The exemption doesn't change what counts as a security. Tokenizing equity in a startup still means you're selling equity. Tokenizing real estate still triggers securities law. What changes is the compliance pathway. Instead of requiring issuers to become broker-dealers or work exclusively through legacy financial intermediaries, the innovation exemption creates a route for onchain trading that keeps investor protections intact while acknowledging the technology's different risk and operational profile.

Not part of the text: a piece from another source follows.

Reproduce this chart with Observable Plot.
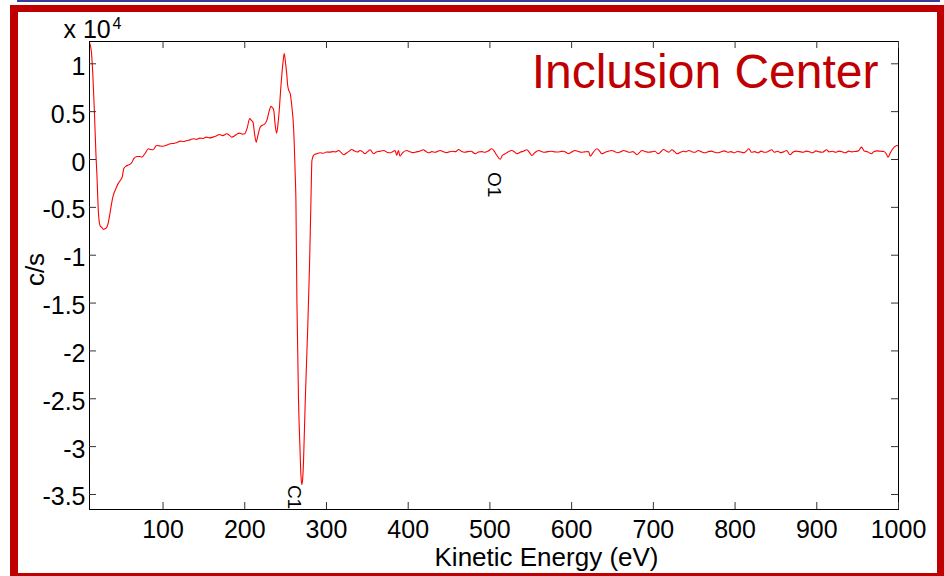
<!DOCTYPE html>
<html>
<head>
<meta charset="utf-8">
<script src="https://cdn.jsdelivr.net/npm/d3@7"></script>
<script src="https://cdn.jsdelivr.net/npm/@observablehq/plot@0.6"></script>
<style>
  html, body { margin: 0; padding: 0; background: #fff; overflow: hidden; }
  #wrap { position: relative; width: 944px; height: 576px; overflow: hidden; }
  #wrap svg { position: absolute; left: 0; top: 0; }
  #frame { position: absolute; left: 10px; top: 5px; width: 934px; height: 575px;
           box-sizing: border-box; border: 7px solid #c00000; border-left-width: 8px; }
  #topline { position: absolute; left: 17px; top: 0; width: 923px; height: 2px; background: #3c3c96; }
</style>
</head>
<body>
<div id="wrap"><div id="topline"></div></div>
<script>
// ---- data (kinetic energy in eV, signal in c/s) ----
const energyLow = [10,12,14,16,18,19,21,23,25,27,29,31,33,35,37,39,42,45,48,50,
  52,55,58,62,64,68,71,74,78,82,85,88,92,96,100,104,109,114,118,121,
  125,129,133,137,141,145,149,153,157,161,165,169,173,178,181,184,188,191,194,197,200];
const cpsLow = [12200,11500,9000,5000,300,-1470,-5660,-6920,-7100,-7300,
  -7230,-7100,-6600,-5660,-4600,-3770,-3100,-2520,-2150,-1850,
  -940,-680,-560,-280,70,310,320,240,630,1120,
  1050,1020,1470,1420,1390,1480,1650,1700,1820,1920,
  1880,1990,2050,2170,2100,2230,2200,2340,2260,2340,
  2450,2620,2500,2690,2550,2340,2500,2680,2760,2650,2690];

const energyAuger = [203,206,208,210,212,214,216,219,222,224,
  227,230,232,234,235.5,237,239,241,242.5,244,
  245.5,247,248.3,250,251.3,252.5,254,255.6,257.7,259.7,
  261.7,262.6,263.8,265.8,267.5,268.7,269.9,271,271.9,274,
  276.8,279.2,281,282.2,284.1,286,288.3];
const cpsAuger = [3300,4270,4100,3910,2700,1810,2500,3390,3600,3670,
  4090,5100,5550,5400,5140,3800,2760,4000,5480,7400,
  9010,10300,11080,10000,9000,7760,7200,6890,5480,3390,
  -1470,-4300,-14780,-25260,-30000,-32900,-33960,-33200,-31540,-25260,
  -18230,-11290,-4300,-100,420,560,600];

const energyFlat = [
  292,296,300,304,308,311,315,318,321,325,
  328,331,334,338,341,344,347,350,353.5,357.6,
  361,365,370,374,378,381,384,386,388,390,
  393,398,402,406,410,414,418.7,421,425,429,
  433,436,439,443,447,450,454,458,461.6,465,
  469,473,477,482,486,490,494,498,502.4,505,
  508,512.6,515,518.7,522,526.9,530,533,537,541,
  545.3,548,551.4,555,559.5,563,567,571,575,579,
  583,587,590,593,596,600,604,608,612,616,
  620.7,622.8,626,631,634,637,641,645,649,653,
  656,660,663.5,667,671,675,680,683,686,690,
  694,698,702,706,709,712.4,716,719,722.7,726,
  729,733,737,740,743,747,751,755,759,763,
  767,771,775,779,783,787,791,795,799,803,
  807,811,814,817,820,824,828,832,836,840,
  844.8,848,852,856,860,863,867.3,871,875,879,
  883,887,891,895,899,903,907,912,915,919,
  923,927,931,935,939,943,947,951,954.6,958,
  962,967,970,974,978,982,985,987.2,990,994.7,
  998,1000];
const cpsFlat = [
  700,660,780,770,820,800,943,720,493,700,
  880,1048,900,780,943,820,597,800,1017,597,
  780,850,943,760,700,820,943,419,943,346,
  700,943,820,720,800,870,1017,880,702,820,
  760,850,943,820,720,800,870,820,1048,860,
  760,820,870,597,780,820,760,900,1121,900,
  500,30,400,597,780,943,800,597,760,870,
  1017,780,419,720,943,840,760,820,870,800,
  780,840,870,760,597,780,943,840,760,800,
  838,346,700,1121,900,597,760,870,943,820,
  700,800,943,850,760,820,493,720,943,840,
  760,800,870,597,800,1048,880,760,1017,820,
  597,760,870,800,943,820,760,943,800,700,
  820,880,760,700,820,900,760,820,700,840,
  780,700,900,1121,760,820,700,880,760,820,
  1017,760,860,720,820,940,493,780,880,820,
  760,880,820,700,900,800,760,1017,800,860,
  760,880,820,700,880,800,840,900,1290,900,
  820,597,840,900,860,840,600,241,700,1290,
  1467,1400];

const peakNames = ["C1", "O1"];
const peakEnergy = [270, 514];
const peakCps = [-34000, -1300];

const xTicks = [100, 200, 300, 400, 500, 600, 700, 800, 900, 1000];
const yTicks = [10000, 5000, 0, -5000, -10000, -15000, -20000, -25000, -30000, -35000];

const titleText = "Inclusion Center";
const xLabel = "Kinetic Energy (eV)";
const yLabel = "c/s";
const expBase = "x 10";
const expPower = "4";

// ---- build ----
const energy = [...energyLow, ...energyAuger, ...energyFlat];
const cps = [...cpsLow, ...cpsAuger, ...cpsFlat];
if (energy.length !== cps.length) console.error("length mismatch", energy.length, cps.length);
const spectrum = energy.map((e, i) => ({e, c: cps[i]}));
const peaks = peakNames.map((n, i) => ({n, e: peakEnergy[i], c: peakCps[i]}));

const W = 944, H = 576;
const mL = 89, mR = 46, mT = 41, mB = 67;
const plotW = W - mL - mR, plotH = H - mT - mB;
const tickLen = 7;
const FONT = "Arial, 'Liberation Sans', Helvetica, sans-serif";

const chart = Plot.plot({
  width: W, height: H,
  marginLeft: mL, marginRight: mR, marginTop: mT, marginBottom: mB,
  style: {fontFamily: FONT, background: "transparent", color: "#000", overflow: "visible"},
  x: {domain: [10, 1000]},
  y: {domain: [-36570, 12330]},
  marks: [
    Plot.line(spectrum, {x: "e", y: "c", stroke: "#ff0000", strokeWidth: 1.1, curve: "monotone-x"}),
    Plot.frame({stroke: "#000", strokeWidth: 1}),
    Plot.tickY(yTicks, {y: d => d, insetRight: plotW - tickLen, stroke: "#333"}),
    Plot.tickY(yTicks, {y: d => d, insetLeft: plotW - tickLen, stroke: "#333"}),
    Plot.tickX(xTicks, {x: d => d, insetTop: plotH - tickLen, stroke: "#333"}),
    Plot.tickX(xTicks, {x: d => d, insetBottom: plotH - tickLen, stroke: "#333"}),
    Plot.axisX({ticks: xTicks, tickSize: 0, tickPadding: 11, fontSize: 25, label: null,
                tickFormat: d => String(d)}),
    Plot.axisY({ticks: yTicks, tickSize: 0, tickPadding: 4, fontSize: 25, label: null, dy: 3,
                tickFormat: d => String(d / 1e4)}),
    Plot.text(peaks, {x: "e", y: "c", text: "n", rotate: 90, textAnchor: "start",
                      lineAnchor: "top", fontSize: 19, fill: "#000"}),
    Plot.text([titleText], {frameAnchor: "top-right", text: d => d, textAnchor: "end",
                            lineAnchor: "bottom", dx: -20, dy: 46, fontSize: 48, fill: "#c00000"}),
    Plot.text([xLabel], {frameAnchor: "bottom-left", text: d => d, textAnchor: "middle",
                         lineAnchor: "bottom", dx: 457, dy: 56, fontSize: 26, fill: "#000"}),
    Plot.text([yLabel], {frameAnchor: "left", text: d => d, rotate: -90, textAnchor: "middle",
                         lineAnchor: "middle", dx: -54, dy: -6, fontSize: 26, fill: "#000"}),
    Plot.text([expBase], {frameAnchor: "top-left", text: d => d, textAnchor: "start",
                          lineAnchor: "bottom", dx: -26, dy: -4, fontSize: 25, fill: "#000"}),
    Plot.text([expPower], {frameAnchor: "top-left", text: d => d, textAnchor: "start",
                           lineAnchor: "bottom", dx: 23, dy: -13, fontSize: 16, fill: "#000"})
  ]
});
const wrap = document.getElementById("wrap");
wrap.insertBefore(chart, wrap.firstChild);
const frame = document.createElement("div");
frame.id = "frame";
wrap.appendChild(frame);
</script>
</body>
</html>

Here's what the market has been waiting for:

  • Clear rules for compliant issuance of tokenized securities
  • A path to secondary trading without full broker-dealer registration
  • Regulatory certainty that allows institutional capital to move onchain
  • Framework that works with smart contracts, not against them

Multiple sources confirm the exemption is days away, not months. Atkins used the phrase "on the cusp," which in regulatory language means imminent. The groundwork has been laid. This isn't a proposal that will sit in comment periods for a year.

The practical impact: right now, if you want to trade tokenized securities compliantly, you're stuck using platforms that essentially bolt blockchain onto traditional infrastructure as a settlement layer. The innovation exemption would allow platforms built onchain from the ground up, where the smart contract is the compliance mechanism, not an afterthought.

The Implication

Watch for the first wave of tokenized private equity and real estate deals structured explicitly under this exemption. The infrastructure companies building compliant onchain trading venues have been in waiting mode. That ends now. Expect announcements from Securitize, Tokeny, Polymesh, and others within weeks of the exemption's release.

For builders: the exemption will have specific technical and operational requirements. Study them immediately. The first movers who can demonstrate full compliance while delivering better UX than legacy systems will capture disproportionate market share. For investors: this opens access to asset classes that have been artificially siloed by regulatory friction. Private markets are about to get more liquid.